----- RAW DATA -----

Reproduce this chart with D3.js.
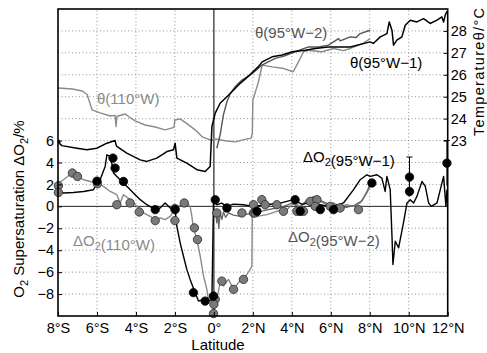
<!DOCTYPE html>
<html>
<head>
<meta charset="utf-8">
<script src="https://cdn.jsdelivr.net/npm/d3@7"></script>
<style>
  body { margin: 0; background: #fff; }
  svg { display: block; font-family: "Liberation Sans", Arial, sans-serif; }
</style>
</head>
<body>
<div id="chart"></div>
<script>
// latitude axis
const latTicks = [-8, -6, -4, -2, 0, 2, 4, 6, 8, 10, 12];
const latLabels = ['8°S', '6°S', '4°S', '2°S', '0°', '2°N', '4°N', '6°N', '8°N', '10°N', '12°N'];
// O2 supersaturation axis (left) and temperature axis (right)
const o2Ticks = [-8, -6, -4, -2, 0, 2, 4, 6];
const gridLevels = [-8, -6, -4, -2, 2, 4, 6, 8, 10, 12, 14, 16];
const tempTicks = [23, 24, 25, 26, 27, 28];

// potential temperature, [latitude, °C]
const theta110W = [[-7.98,25.40],[-7.26,25.35],[-6.76,25.26],[-6.50,25.10],[-6.45,24.94],[-6.25,24.40],[-5.84,24.26],
  [-5.32,24.12],[-5.07,24.15],[-5.02,23.64],[-4.98,24.10],[-4.91,24.12],[-4.55,24.21],[-4.30,24.05],[-4.04,23.90],
  [-3.53,23.71],[-3.01,23.62],[-2.50,23.49],[-2.05,23.60],[-2.00,23.94],[-1.73,23.99],[-1.37,23.76],[-0.96,23.49],
  [-0.60,23.17],[-0.19,23.03],[0.07,23.08],[0.58,22.99],[1.09,22.94],[1.71,23.08],[1.90,23.10],[1.97,23.30],
  [2.00,24.85],[2.27,25.62],[2.48,26.44],[2.99,26.36],[3.51,26.30],[4.07,26.14],[4.35,26.60],[4.60,27.05],
  [4.84,27.12],[5.54,27.05],[6.14,27.20],[6.65,27.10],[7.00,27.20],[7.66,27.43],[8.02,27.65]];
const theta95W2 = [[0.15,22.65],[0.32,23.26],[0.49,24.17],[0.67,24.77],[0.84,25.15],[1.09,25.45],[1.44,25.76],
  [1.97,26.06],[2.46,26.44],[3.15,26.75],[3.60,26.85],[4.17,27.05],[4.86,27.27],[5.37,27.27],[5.88,27.35],
  [6.40,27.65],[6.48,27.55],[7.00,27.73],[7.30,27.70],[7.51,27.88],[8.02,28.03]];
const theta95W1 = [[-7.98,22.88],[-7.94,23.00],[-7.90,22.85],[-7.80,22.77],[-7.03,22.65],[-6.52,22.58],[-6.01,22.65],
  [-5.49,22.88],[-5.07,23.00],[-5.02,22.80],[-4.98,22.73],[-4.47,22.43],[-3.78,22.12],[-3.44,22.05],[-2.93,22.20],
  [-2.41,22.50],[-2.07,22.58],[-1.99,22.88],[-1.90,22.20],[-1.39,21.97],[-0.87,21.67],[-0.45,21.59],[-0.19,21.82],
  [-0.10,23.64],[0.07,24.25],[0.32,24.70],[0.84,25.15],[1.35,25.61],[1.78,25.94],[2.27,26.36],[2.48,26.59],
  [2.99,26.82],[3.51,26.90],[4.02,27.05],[4.69,27.12],[5.20,27.20],[5.87,27.27],[6.74,27.27],[7.00,27.27],
  [8.02,27.50],[8.18,27.43],[8.54,27.73],[8.88,27.88],[9.00,28.41],[9.14,28.03],[9.22,27.35],[9.39,27.58],
  [9.65,27.73],[9.82,28.26],[10.08,28.49],[10.42,28.41],[10.76,28.56],[11.10,28.34],[11.45,28.49],[11.70,28.64],
  [11.79,28.41],[11.87,28.71],[11.96,28.90]];

// O2 supersaturation, [latitude, %]
const dO2_95W1 = [[-7.98,1.36],[-7.72,1.22],[-7.21,1.27],[-6.69,1.36],[-6.18,1.52],[-6.01,2.13],[-5.84,2.43],
  [-5.58,3.64],[-5.49,4.70],[-5.32,4.55],[-5.24,3.95],[-5.15,3.04],[-4.98,2.73],[-4.72,2.27],[-4.38,1.67],
  [-4.04,1.06],[-3.78,0.61],[-3.44,0.15],[-3.01,-0.30],[-2.76,-0.15],[-2.50,0.31],[-2.24,-0.15],[-1.99,-0.30],
  [-1.90,-1.82],[-1.73,-3.33],[-1.56,-4.55],[-1.39,-5.75],[-1.22,-6.66],[-0.96,-7.87],[-0.79,-8.64],[-0.53,-8.48],
  [-0.28,-8.64],[-0.10,-8.48],[-0.02,0.45],[0.15,0.15],[0.40,0.30],[0.67,0],[1.00,0.20],[1.52,0.15],[2.00,0],
  [2.72,0.15],[3.40,0.30],[4.09,0.61],[4.50,0.20],[4.94,0.31],[5.60,0.10],[6.14,0],[6.65,0.31],[7.17,1.52],
  [7.51,2.43],[7.85,2.88],[8.02,2.73],[8.37,2.88],[8.62,2.58],[8.79,1.36],[8.88,2.73],[9.05,1.52],[9.14,-2.73],
  [9.19,-5.30],[9.31,-3.18],[9.48,-3.78],[9.73,-1.51],[9.91,0.31],[10.08,0.61],[10.25,0.31],[10.42,0.91],
  [10.68,2.27],[10.85,1.82],[11.02,0.31],[11.16,0],[11.45,0.31],[11.62,1.52],[11.79,2.73],[11.91,0],[11.96,1.50]];
const dO2_110W = [[-7.98,2.13],[-7.72,2.43],[-7.39,2.88],[-7.21,3.04],[-6.95,2.73],[-6.69,2.43],[-6.35,2.27],
  [-6.01,2.13],[-5.67,1.82],[-5.32,1.36],[-4.98,1.06],[-4.81,0.31],[-4.64,1.06],[-4.30,0.61],[-3.95,0],
  [-3.61,-0.60],[-3.27,-0.91],[-3.01,-1.21],[-2.76,-1.05],[-2.50,-1.21],[-2.24,-0.91],[-2.07,-0.45],[-1.90,0],
  [-1.64,0.15],[-1.47,0.31],[-1.30,0.15],[-1.22,0],[-1.13,-0.91],[-1.05,-1.96],[-0.87,-3.03],[-0.70,-4.55],
  [-0.53,-6.36],[-0.36,-7.57],[-0.28,-8.48],[-0.19,-8.18],[-0.10,-8.64],[0.15,-8.48],[0.32,-6.96],[0.49,-7.27],
  [0.75,-6.66],[1.01,-7.57],[1.26,-6.96],[1.52,-6.66],[1.86,-5.75],[1.95,-5.45],[1.97,-0.60],[2.21,-0.91],
  [2.72,-0.75],[3.23,-0.45],[3.75,-0.30],[4.09,0.31],[4.43,0],[4.77,0.45],[5.11,0.91],[5.46,0.45],[5.80,0.15],
  [6.14,0.31],[6.48,0],[6.83,0.15],[7.17,0],[7.51,0.31],[7.85,1.22],[8.02,1.82]];
const dO2_95W2 = [[0.07,-0.30],[0.15,-1.50],[0.20,-0.50],[0.25,-2.00],[0.32,-0.60],[0.41,-1.20],[0.49,-0.50],
  [0.60,-1.00],[0.75,-0.60],[1.00,-0.80],[1.30,-0.90],[1.60,-0.75],[2.00,-0.60],[2.40,-0.45],[2.80,-0.30],
  [3.20,-0.15],[3.60,0],[4.00,0.30],[4.40,-0.10],[4.80,0.60],[5.20,0.90],[5.50,0.50],[5.90,0.20],[6.30,0.10],
  [6.80,-0.10],[7.20,0.10],[7.60,0.50],[7.90,1.50],[8.00,2.10]];

// discrete bottle samples
const bottle95W1 = [[-6.00,2.30],[-5.18,4.40],[-5.07,3.49],[-4.64,2.27],[-3.01,-0.30],[-1.99,-0.30],[-1.05,-7.87],
  [-0.45,-8.64],[-0.02,-8.18],[0.07,0.60],[0.67,-0.15],[2.21,-0.45],[4.17,0.61],[4.43,-0.45],[5.46,-0.30],
  [6.14,-0.30],[8.11,2.13],[10.04,2.67],[10.04,1.36],[11.96,3.94]];
const bottleGray = [[-7.98,1.88],[-7.98,1.27],[-7.26,3.04],[-7.00,2.73],[-5.98,2.06],[-4.98,0.15],[-4.30,0.31],
  [-3.83,-0.51],[-3.01,-1.30],[-2.00,-0.20],[-2.00,-1.30],[-1.52,0.31],[-1.00,-1.96],[-0.84,-3.03],[0.07,-8.48],
  [0.00,-8.94],[-0.02,-9.78],[0.15,-0.60],[0.41,-6.82],[1.01,-7.57],[1.52,-6.66],[2.03,0.15],[2.03,-0.60],
  [2.12,-0.60],[2.46,0.61],[2.63,0.15],[3.23,0.15],[3.57,-0.45],[4.26,-0.45],[4.60,-0.45],[4.94,0.45],
  [5.29,0.61],[5.20,0],[5.97,0],[6.48,-0.15],[7.42,-0.30],[1.44,-0.60]];
// [latitude, low, high]
const errBars = [[10.04, 0.9, 4.5], [11.96, 1.9, 6.0]];

const W = 487, H = 353;
const svg = d3.select('#chart').append('svg').attr('width', W).attr('height', H);

const x = d3.scaleLinear().domain([-8, 12]).range([58, 447.7]);
const y = d3.scaleLinear().domain([-10, 18]).range([316, 9]);
const yT = d3.scaleLinear().domain([15, 29]).range([316, 9]);

// grid
const grid = svg.append('g').attr('stroke', '#777').attr('stroke-width', 0.8).attr('stroke-dasharray', '1,2.5');
grid.selectAll('.gx').data(latTicks.filter(d => d > -8 && d < 12 && d !== 0)).enter().append('line')
  .attr('x1', d => x(d)).attr('x2', d => x(d)).attr('y1', y(-10)).attr('y2', y(18));
grid.selectAll('.gy').data(gridLevels).enter().append('line')
  .attr('y1', d => y(d)).attr('y2', d => y(d)).attr('x1', x(-8)).attr('x2', x(12));

// zero lines
svg.append('line').attr('x1', x(-8)).attr('x2', x(12)).attr('y1', y(0)).attr('y2', y(0))
  .attr('stroke', '#222').attr('stroke-width', 1);
svg.append('line').attr('x1', x(0)).attr('x2', x(0)).attr('y1', y(-10)).attr('y2', y(18))
  .attr('stroke', '#222').attr('stroke-width', 1.2);

const lineO2 = d3.line().x(d => x(d[0])).y(d => y(d[1]));
const lineT = d3.line().x(d => x(d[0])).y(d => yT(d[1]));

function drawLine(data, gen, color, w) {
  svg.append('path').datum(data).attr('d', gen).attr('fill', 'none')
    .attr('stroke', color).attr('stroke-width', w).attr('stroke-linejoin', 'round');
}

drawLine(theta110W, lineT, '#8a8a8a', 1.4);
drawLine(dO2_110W, lineO2, '#8a8a8a', 1.4);
drawLine(theta95W2, lineT, '#555', 1.4);
drawLine(dO2_95W2, lineO2, '#666', 1.3);
drawLine(theta95W1, lineT, '#000', 1.5);
drawLine(dO2_95W1, lineO2, '#000', 1.4);

// error bars
const eb = svg.append('g').attr('stroke', '#000').attr('stroke-width', 1);
eb.selectAll('.v').data(errBars).enter().append('line')
  .attr('x1', d => x(d[0])).attr('x2', d => x(d[0])).attr('y1', d => y(d[1])).attr('y2', d => y(d[2]));
eb.selectAll('.c').data(errBars).enter().append('line')
  .attr('x1', d => x(d[0]) - 3).attr('x2', d => x(d[0]) + 3).attr('y1', d => y(d[2])).attr('y2', d => y(d[2]));

// bottle samples
svg.append('g').selectAll('circle').data(bottleGray).enter().append('circle')
  .attr('cx', d => x(d[0])).attr('cy', d => y(d[1])).attr('r', 4.2)
  .attr('fill', '#7a7a7a').attr('stroke', '#2a2a2a').attr('stroke-width', 0.8);
svg.append('g').selectAll('circle').data(bottle95W1).enter().append('circle')
  .attr('cx', d => x(d[0])).attr('cy', d => y(d[1])).attr('r', 4.2)
  .attr('fill', '#000').attr('stroke', '#000').attr('stroke-width', 0.8);

// axes
const axL = svg.append('g').attr('transform', `translate(${x(-8)},0)`)
  .call(d3.axisLeft(y).tickValues(o2Ticks).tickSizeInner(-4).tickSizeOuter(0).tickPadding(4));
const axR = svg.append('g').attr('transform', `translate(${x(12)},0)`)
  .call(d3.axisRight(yT).tickValues(tempTicks).tickFormat(d3.format('d')).tickSizeInner(-4).tickSizeOuter(0).tickPadding(3));
const axB = svg.append('g').attr('transform', `translate(0,${y(-10)})`)
  .call(d3.axisBottom(x).tickValues(latTicks).tickFormat((d, i) => latLabels[i]).tickSizeInner(-4).tickSizeOuter(0).tickPadding(7));
[axL, axR, axB].forEach(a => {
  a.select('.domain').remove();
  a.selectAll('.tick line').attr('stroke', '#000');
  a.selectAll('.tick text').attr('fill', '#000').style('font-size', '14.5px')
    .style('font-family', '"Liberation Sans", Arial, sans-serif');
});

// box
svg.append('rect').attr('x', x(-8)).attr('y', y(18)).attr('width', x(12) - x(-8)).attr('height', y(-10) - y(18))
  .attr('fill', 'none').attr('stroke', '#000').attr('stroke-width', 1.6);

// axis titles
svg.append('text').attr('x', 218).attr('y', 350).attr('text-anchor', 'middle')
  .style('font-size', '15px').text('Latitude');

const yl = svg.append('text').attr('transform', 'translate(24,209) rotate(-90)')
  .attr('text-anchor', 'middle').style('font-size', '15px');
yl.append('tspan').text('O');
yl.append('tspan').attr('dy', 4).style('font-size', '11px').text('2');
yl.append('tspan').attr('dy', -4).text(' Supersaturation ΔO');
yl.append('tspan').attr('dy', 4).style('font-size', '11px').text('2');
yl.append('tspan').attr('dy', -4).text('/%');

svg.append('text').attr('transform', 'translate(483.5,72) rotate(-90)')
  .attr('text-anchor', 'middle').style('font-size', '14.5px')
  .attr('textLength', 128).attr('lengthAdjust', 'spacing').text('Temperatureθ/°C');

// annotations: plain strings, or {s: subscript}
function annotate(px, py, color, parts) {
  const t = svg.append('text').attr('x', px).attr('y', py).attr('fill', color).style('font-size', '15px');
  parts.forEach(p => {
    if (typeof p === 'string') {
      t.append('tspan').text(p);
    } else {
      t.append('tspan').attr('dy', 4).style('font-size', '11px').text(p.s);
      t.append('tspan').attr('dy', -4).text('');
    }
  });
}
annotate(97, 104, '#8a8a8a', ['θ(110°W)']);
annotate(255, 38, '#555', ['θ(95°W−2)']);
annotate(350, 68, '#000', ['θ(95°W−1)']);
annotate(303, 162, '#000', ['ΔO', { s: '2' }, '(95°W−1)']);
annotate(73, 246, '#8a8a8a', ['ΔO', { s: '2' }, '(110°W)']);
annotate(288, 242, '#555', ['ΔO', { s: '2' }, '(95°W−2)']);
</script>
</body>
</html>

-----

§ **THE TASK**
Everything from the first line to the line with "const tempTicks = [23, 24, 25, 26, 27, 28];" must be repeated exactly, and nothing else. Leave the pictures out.

§ **ANSWER TO THIS PROBLEM**
Reproduce this chart with D3.js.
<!DOCTYPE html>
<html>
<head>
<meta charset="utf-8">
<script src="https://cdn.jsdelivr.net/npm/d3@7"></script>
<style>
  body { margin: 0; background: #fff; }
  svg { display: block; font-family: "Liberation Sans", Arial, sans-serif; }
</style>
</head>
<body>
<div id="chart"></div>
<script>
// latitude axis
const latTicks = [-8, -6, -4, -2, 0, 2, 4, 6, 8, 10, 12];
const latLabels = ['8°S', '6°S', '4°S', '2°S', '0°', '2°N', '4°N', '6°N', '8°N', '10°N', '12°N'];
// O2 supersaturation axis (left) and temperature axis (right)
const o2Ticks = [-8, -6, -4, -2, 0, 2, 4, 6];
const gridLevels = [-8, -6, -4, -2, 2, 4, 6, 8, 10, 12, 14, 16];
const tempTicks = [23, 24, 25, 26, 27, 28];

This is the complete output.